A measure seeking to deregulate the carry of concealed firearms for self-defense in Maine has cleared a major hurdle, passing the State Senate on Thursday by a 21-14 vote.
LD 652, sponsored by Republican Sen. Eric Brakey, would eliminate Maine’s requirement that an individual obtain a permit from Maine State Police or local officials before carrying a concealed firearm. “If someone plans to commit a crime with a firearm, they have little incentive to seek a permit before committing their crime,” Brakey told the Maine Sun Journal. “This policy only impacts those who seek to remain law-abiding citizens. By erecting barriers to the legal right to bear arms, you disarm the very people who enhance public safety and empower those intent on doing crimes.”
The measure would not negate the state’s Right-to-Carry permit system, so permits would still be available those who want to get one.
Texas Is About To Carry
Texas is on track to finally pass licensed open carry. Lawmakers met Thursday and removed a stipulation that barred police from stopping citizens and asking for their license, removing what seems to be the final barrier to sending the legislation to Gov. Greg Abbott, who has pledged to sign it. It appears that a campus carry bill will also reach Gov. Abbott’s desk before the legislative session ends Monday.
The eyes of the nation have been upon Texas’ 2015 legislative session. Though gun-friendly, Texas is one of the last remaining states to ban open carry. The struggle over Second Amendment rights in Texas has been a major priority for pro-freedom forces as well as anti-gun billionaire Michael Bloomberg, who will no doubt declare some victory in defeat.

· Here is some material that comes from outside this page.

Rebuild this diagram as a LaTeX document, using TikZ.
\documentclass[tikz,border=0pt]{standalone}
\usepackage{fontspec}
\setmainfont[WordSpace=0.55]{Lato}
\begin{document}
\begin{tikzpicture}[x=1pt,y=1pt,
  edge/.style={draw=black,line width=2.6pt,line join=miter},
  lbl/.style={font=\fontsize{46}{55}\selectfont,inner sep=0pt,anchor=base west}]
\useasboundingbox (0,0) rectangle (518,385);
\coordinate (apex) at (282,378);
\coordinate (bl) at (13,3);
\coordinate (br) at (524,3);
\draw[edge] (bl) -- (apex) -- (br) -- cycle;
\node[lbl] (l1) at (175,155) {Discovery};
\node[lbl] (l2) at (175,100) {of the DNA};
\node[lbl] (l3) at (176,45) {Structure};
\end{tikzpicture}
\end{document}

However, restoring the rights of 27 million Texans (second in population only to California) can only be viewed as a massive victory for firearm freedom.
Federal Bill Targets Law-Abiding Gun Owners
Unable to pass any significant restrictive gun-control legislation over the past several years, some gun-banners in the U.S. Congress are becoming frustrated. The result: lawmakers introducing ridiculous bills aimed at law-abiding gun owners, while completely ignoring criminals.

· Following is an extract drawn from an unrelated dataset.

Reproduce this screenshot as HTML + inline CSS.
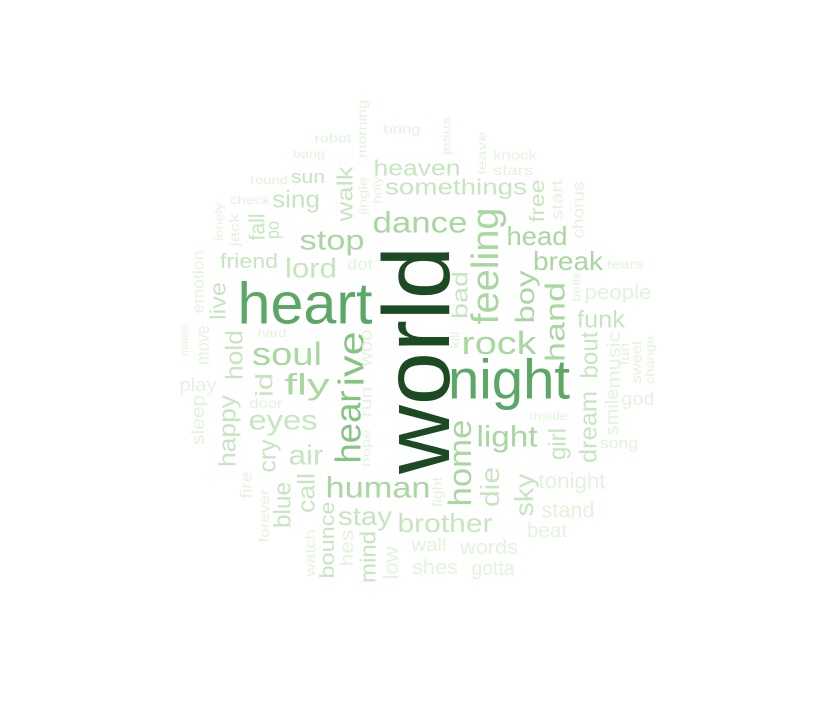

U.S. Rep. Carolyn Maloney, D-N.Y., is an excellent example. Misleadingly titled the Firearm Risk Protection Act, Maloney’s newly introduced legislation would require gun owners to purchase liability insurance coverage before being allowed to purchase a firearm. Gun owners without insurance would face a $10,000 fine.

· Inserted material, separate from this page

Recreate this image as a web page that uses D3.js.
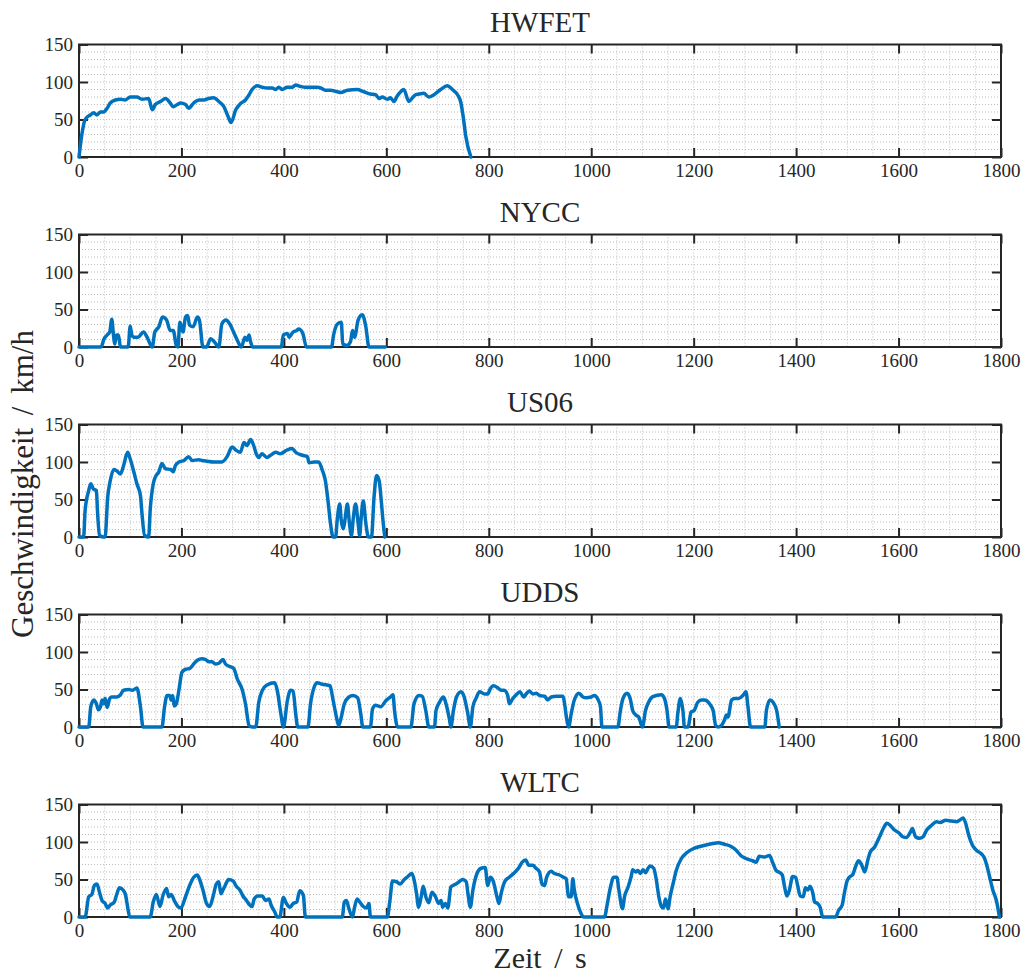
<!DOCTYPE html>
<html>
<head>
<meta charset="utf-8">
<script src="https://cdn.jsdelivr.net/npm/d3@7"></script>
<style>
  html, body { margin: 0; padding: 0; background: #fff; }
  svg text { font-family: "Liberation Serif", "DejaVu Serif", serif; fill: #262626; }
</style>
</head>
<body>
<div id="chart"></div>
<script>
// Fahrzyklen: Geschwindigkeit über Zeit, fünf Teilplots untereinander

const cycleNames = ['HWFET', 'NYCC', 'US06', 'UDDS', 'WLTC'];
const xTicks = [0, 200, 400, 600, 800, 1000, 1200, 1400, 1600, 1800];
const yTicks = [0, 50, 100, 150];

// [Zeit s, Geschwindigkeit km/h]
const hwfet = [[0,0],[6,32],[12,50],[22,56],[29,59],[35,56],[42,60],[48,60],[55,65],[61,72],[71,76],[81,77],[90,76],[100,80],[113,80],[123,77],[136,78],[143,63],[149,70],[159,74],[169,78],[178,72],[184,67],[192,70],[198,72],[208,70],[214,65],[224,72],[234,76],[244,76],[253,78],[263,79],[273,74],[283,67],[291,54],[297,46],[306,63],[315,71],[325,76],[332,83],[338,90],[348,95],[358,93],[367,92],[377,92],[384,90],[390,93],[397,90],[406,93],[416,93],[423,96],[433,94],[442,93],[452,93],[465,93],[472,92],[481,89],[491,89],[504,87],[511,86],[524,89],[543,90],[556,87],[569,84],[579,83],[586,78],[592,80],[602,77],[608,79],[615,74],[621,81],[628,87],[634,90],[644,74],[651,79],[657,83],[664,84],[673,85],[683,80],[693,83],[706,90],[719,95],[729,90],[739,83],[745,74],[750,54],[755,28],[765,0]];

const nycc = [[0,0],[43,0],[49,11],[55,16],[60,20],[64,37],[67,18],[70,4],[73,16],[77,16],[81,0],[96,0],[100,28],[103,16],[107,13],[115,13],[126,20],[133,13],[143,0],[148,20],[156,27],[163,40],[171,36],[178,22],[184,22],[190,2],[193,0],[197,33],[203,20],[208,40],[212,42],[216,29],[223,27],[231,40],[235,36],[242,0],[249,0],[257,11],[264,7],[273,0],[279,31],[287,36],[294,31],[303,18],[309,9],[317,0],[324,13],[328,9],[332,16],[335,7],[339,0],[395,0],[399,16],[407,18],[410,13],[418,20],[425,22],[429,24],[437,18],[444,0],[493,0],[497,16],[505,31],[512,33],[515,4],[523,2],[530,7],[534,22],[538,13],[545,36],[553,43],[560,27],[566,0],[598,0]];

const us06 = [[0,0],[9,0],[12,36],[19,62],[23,71],[28,64],[34,62],[36,36],[40,2],[48,0],[51,0],[56,53],[61,75],[68,90],[74,88],[81,84],[87,95],[95,113],[100,104],[107,87],[113,71],[120,55],[123,31],[128,2],[136,0],[139,36],[145,71],[149,80],[156,87],[162,98],[169,91],[179,90],[184,87],[188,95],[195,100],[205,102],[214,107],[221,102],[234,103],[240,102],[250,101],[263,100],[273,100],[279,100],[289,107],[299,120],[306,116],[315,113],[322,126],[328,122],[335,130],[341,122],[346,111],[351,106],[357,111],[367,106],[374,109],[384,113],[393,111],[406,116],[416,118],[423,113],[436,109],[446,107],[449,99],[459,100],[468,100],[475,89],[481,75],[486,49],[491,18],[496,0],[501,0],[504,22],[509,44],[512,22],[516,11],[519,22],[524,44],[528,18],[532,2],[535,22],[540,44],[545,18],[548,2],[551,27],[555,48],[560,18],[565,0],[571,0],[576,53],[581,82],[586,75],[590,49],[594,18],[597,0]];

const udds = [[0,0],[19,0],[23,27],[29,36],[34,31],[38,23],[42,27],[45,36],[48,31],[51,38],[55,26],[60,38],[64,40],[74,40],[81,43],[87,49],[97,50],[104,49],[110,51],[113,52],[120,27],[125,0],[162,0],[167,27],[172,42],[177,42],[180,36],[183,42],[186,28],[190,31],[195,49],[201,73],[208,77],[216,78],[224,84],[231,89],[240,91],[247,90],[253,87],[260,87],[266,84],[273,85],[281,90],[286,84],[293,81],[302,78],[309,64],[319,49],[325,31],[332,2],[338,0],[345,0],[351,33],[358,49],[367,56],[382,59],[387,49],[394,18],[399,0],[407,36],[413,49],[418,48],[423,18],[427,0],[447,0],[452,31],[459,53],[465,59],[475,57],[490,55],[496,36],[504,9],[507,2],[512,13],[518,31],[527,40],[535,42],[544,39],[550,18],[554,0],[569,0],[573,24],[579,29],[589,27],[599,35],[608,40],[613,43],[616,22],[622,0],[648,0],[654,31],[664,42],[670,41],[677,22],[683,0],[694,0],[697,22],[704,33],[711,40],[718,27],[723,11],[726,0],[731,22],[737,40],[746,47],[752,40],[759,18],[764,0],[769,27],[775,38],[782,47],[792,44],[798,44],[803,51],[809,55],[818,52],[824,49],[830,49],[837,42],[840,31],[847,38],[855,44],[861,47],[868,40],[873,44],[879,48],[886,44],[893,45],[899,42],[909,41],[915,36],[922,40],[932,41],[945,41],[948,31],[952,11],[956,0],[961,18],[967,36],[976,45],[984,40],[990,39],[1000,40],[1006,42],[1013,37],[1018,27],[1021,0],[1052,0],[1057,22],[1062,38],[1070,45],[1076,38],[1081,22],[1087,16],[1093,13],[1100,0],[1106,22],[1112,33],[1119,40],[1127,42],[1137,43],[1143,38],[1148,22],[1152,0],[1166,0],[1169,18],[1174,38],[1179,22],[1182,0],[1189,0],[1195,20],[1201,22],[1208,33],[1215,36],[1221,36],[1231,31],[1238,22],[1243,2],[1248,0],[1254,2],[1260,9],[1264,16],[1267,13],[1274,36],[1280,38],[1288,38],[1296,42],[1302,47],[1306,27],[1311,0],[1339,0],[1342,22],[1349,36],[1355,33],[1362,22],[1367,0]];

const wltc = [[0,0],[12,0],[19,27],[25,30],[30,42],[35,44],[40,33],[45,22],[51,18],[56,12],[61,16],[69,20],[74,31],[79,39],[86,36],[91,29],[95,13],[99,0],[139,0],[145,20],[151,30],[158,14],[164,29],[171,38],[175,27],[180,30],[186,22],[193,14],[199,12],[208,27],[216,42],[224,53],[231,56],[236,49],[242,36],[249,18],[255,14],[262,28],[268,44],[273,47],[277,31],[281,36],[286,43],[292,50],[301,48],[307,41],[314,36],[320,28],[327,22],[332,17],[338,14],[342,24],[349,28],[358,28],[364,22],[371,24],[375,16],[382,7],[387,0],[392,0],[399,26],[405,18],[412,13],[418,18],[425,20],[431,35],[438,29],[442,0],[514,0],[518,20],[522,22],[527,11],[534,0],[538,13],[543,24],[548,20],[555,14],[561,12],[566,18],[569,0],[602,0],[607,22],[612,48],[620,47],[627,44],[635,50],[642,54],[650,58],[655,47],[659,31],[663,13],[668,27],[672,41],[677,27],[683,19],[689,33],[696,27],[702,18],[707,22],[710,13],[715,18],[720,12],[726,40],[736,44],[742,47],[749,50],[756,47],[759,33],[764,13],[769,36],[777,58],[785,65],[793,66],[798,42],[803,53],[808,49],[816,27],[820,18],[824,31],[831,47],[840,53],[850,59],[859,66],[865,73],[872,76],[878,69],[886,69],[892,65],[899,60],[904,44],[909,42],[913,53],[922,61],[928,58],[938,56],[946,53],[951,51],[956,27],[961,27],[964,51],[967,36],[974,16],[980,5],[985,0],[1026,0],[1031,16],[1037,38],[1044,53],[1050,53],[1054,36],[1061,11],[1065,27],[1072,40],[1078,54],[1081,63],[1087,60],[1091,62],[1096,58],[1101,63],[1106,59],[1111,65],[1115,68],[1122,65],[1127,50],[1132,27],[1137,14],[1141,12],[1145,24],[1150,11],[1154,27],[1160,45],[1166,62],[1176,78],[1187,86],[1199,91],[1212,94],[1224,96],[1238,98],[1248,99],[1260,97],[1273,94],[1283,89],[1292,82],[1302,78],[1315,75],[1322,73],[1328,81],[1338,80],[1348,82],[1354,73],[1361,62],[1366,60],[1373,56],[1377,42],[1382,28],[1387,36],[1393,54],[1399,53],[1403,42],[1408,28],[1414,27],[1418,39],[1423,36],[1427,41],[1433,31],[1436,20],[1442,18],[1447,13],[1452,0],[1477,0],[1483,9],[1490,16],[1494,31],[1499,47],[1504,53],[1511,57],[1516,67],[1522,75],[1527,71],[1534,60],[1540,76],[1545,87],[1553,93],[1563,107],[1571,119],[1577,125],[1584,122],[1592,116],[1601,112],[1608,107],[1615,106],[1623,113],[1627,118],[1633,107],[1641,105],[1648,107],[1655,116],[1664,122],[1674,127],[1681,126],[1692,129],[1703,128],[1713,127],[1719,129],[1726,132],[1731,125],[1737,109],[1744,96],[1752,89],[1762,84],[1768,78],[1773,67],[1778,53],[1784,36],[1791,22],[1797,0]];

const cycles = [hwfet, nycc, us06, udds, wltc];

// Layout
const width = 1027, height = 978;
const left = 79, right = 1001;
const panelTop = 44.5, panelStep = 190, panelHeight = 112.5;
const axisColor = '#262626';
const lineColor = '#0072BD';
const serif = '"Liberation Serif", "DejaVu Serif", serif';

const svg = d3.select('#chart')
  .append('svg')
  .attr('width', width)
  .attr('height', height);

const x = d3.scaleLinear().domain([0, 1800]).range([left, right]);

function drawPanel(i) {
  const top = panelTop + i * panelStep;
  const bottom = top + panelHeight;
  const y = d3.scaleLinear().domain([0, 150]).range([bottom, top]);
  const g = svg.append('g').attr('class', 'panel');

  // minor grid, dotted
  const grid = g.append('g').attr('class', 'grid')
    .attr('stroke', '#bdbdbd')
    .attr('stroke-width', 1)
    .attr('stroke-dasharray', '1,2');

  grid.selectAll('.gx')
    .data(d3.range(50, 1800, 50))
    .join('line')
    .attr('x1', d => x(d)).attr('x2', d => x(d))
    .attr('y1', top).attr('y2', bottom);

  grid.selectAll('.gy')
    .data(d3.range(10, 150, 10))
    .join('line')
    .attr('x1', left).attr('x2', right)
    .attr('y1', d => y(d)).attr('y2', d => y(d));

  // axes with inward ticks, box on all four sides
  const fmt = d3.format('d');
  const xAxis = d3.axisBottom(x).tickValues(xTicks).tickFormat(fmt).tickSizeInner(-9).tickSizeOuter(0).tickPadding(7);
  const xTop = d3.axisTop(x).tickValues(xTicks).tickSizeInner(-9).tickSizeOuter(0).tickFormat('');
  const yAxis = d3.axisLeft(y).tickValues(yTicks).tickFormat(fmt).tickSizeInner(-9).tickSizeOuter(0).tickPadding(6);
  const yRight = d3.axisRight(y).tickValues(yTicks).tickSizeInner(-9).tickSizeOuter(0).tickFormat('');

  const axes = [
    g.append('g').attr('transform', `translate(0,${bottom})`).call(xAxis),
    g.append('g').attr('transform', `translate(0,${top})`).call(xTop),
    g.append('g').attr('transform', `translate(${left},0)`).call(yAxis),
    g.append('g').attr('transform', `translate(${right},0)`).call(yRight)
  ];
  axes.forEach(a => {
    a.attr('font-family', null);
    a.select('.domain').remove();
    a.selectAll('.tick line').attr('stroke', axisColor).attr('stroke-width', 2);
    a.selectAll('.tick text')
      .style('font-family', serif)
      .style('font-size', '19px')
      .attr('fill', axisColor);
  });

  g.append('rect')
    .attr('x', left).attr('y', top)
    .attr('width', right - left).attr('height', bottom - top)
    .attr('fill', 'none')
    .attr('stroke', axisColor)
    .attr('stroke-width', 2);

  // speed trace
  const line = d3.line()
    .x(d => x(d[0]))
    .y(d => y(d[1]))
    .curve(d3.curveMonotoneX);

  g.append('path')
    .datum(cycles[i])
    .attr('d', line)
    .attr('fill', 'none')
    .attr('stroke', lineColor)
    .attr('stroke-width', 3.5)
    .attr('stroke-linejoin', 'round')
    .attr('stroke-linecap', 'round');

  // title
  g.append('text')
    .attr('x', (left + right) / 2)
    .attr('y', top - 12.5)
    .attr('text-anchor', 'middle')
    .style('font-family', serif)
    .style('font-size', '29px')
    .text(cycleNames[i]);
}

cycleNames.forEach((name, i) => drawPanel(i));

// axis labels
svg.append('text')
  .attr('transform', 'translate(33,484) rotate(-90)')
  .attr('text-anchor', 'middle')
  .style('font-family', serif)
  .style('font-size', '31px')
  .style('word-spacing', '5px')
  .text('Geschwindigkeit / km/h');

svg.append('text')
  .attr('x', 540)
  .attr('y', 968)
  .attr('text-anchor', 'middle')
  .style('font-family', serif)
  .style('font-size', '30px')
  .style('word-spacing', '5px')
  .text('Zeit / s');
</script>
</body>
</html>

Of course, such a law would do nothing to curtail crime. Criminals, who don’t even acquire their guns through legal means, certainly wouldn’t take out an insurance policy on their illegal guns. Instead, such a law would be an expensive nuisance for law-abiding gun owners—likely exactly what Maloney had planned.
Celebrities And Corporations Prepare To Wear Orange
The popularity of any given mass movement can frequently be directly proportionate to how inoffensive and, well, pointless it is. The “Wear Orange” campaign, spearheaded by the various heads of Michael Bloomberg’s anti-gun hydra, is evidence of this principle. In order to mark “National Gun Violence Awareness Day” on June 2, some people plan to wear orange.
This may be pointless, but participating is an easy way of scoring points for being “socially conscious.” That’s why a host of stars including Julianne Moore, Russell Simmons and Michael Stipe will be participating, along with shows of support from MTV and HBO. “We’re often presented with a false choice in the guns debate: That you have to ‘pick a side,’” Stipe said. “But every American opposes gun violence …” It’s a shame that quite a few presumably well-meaning celebrities are caught up in a thinly veiled anti-gun stunt orchestrated by Bloomberg and friends.
Armed Dad Keeps Family From Harm
Kenneth Sykes of Louisville, Tenn., was taking an afternoon nap when he awoke to the sounds of his kids screaming in terror.
“Then my son and daughter run in, they say some guy is trying to come in, he is running on the side of the house now,” Sykes said. So he grabbed his gun and headed outside, where he was met by 31-year-old Corey Gill.
Sykes pointed his gun at Gill, ordered him not to move and held him at gunpoint until police arrived. Gill was later charged with burglary and possession of drug paraphernalia.
Sykes was just grateful no one was hurt. “If I would have been in the living room, up and moving around, it would have been a different phone call. We wouldn’t have been calling 911, we would’ve been calling EMS or the coroner.”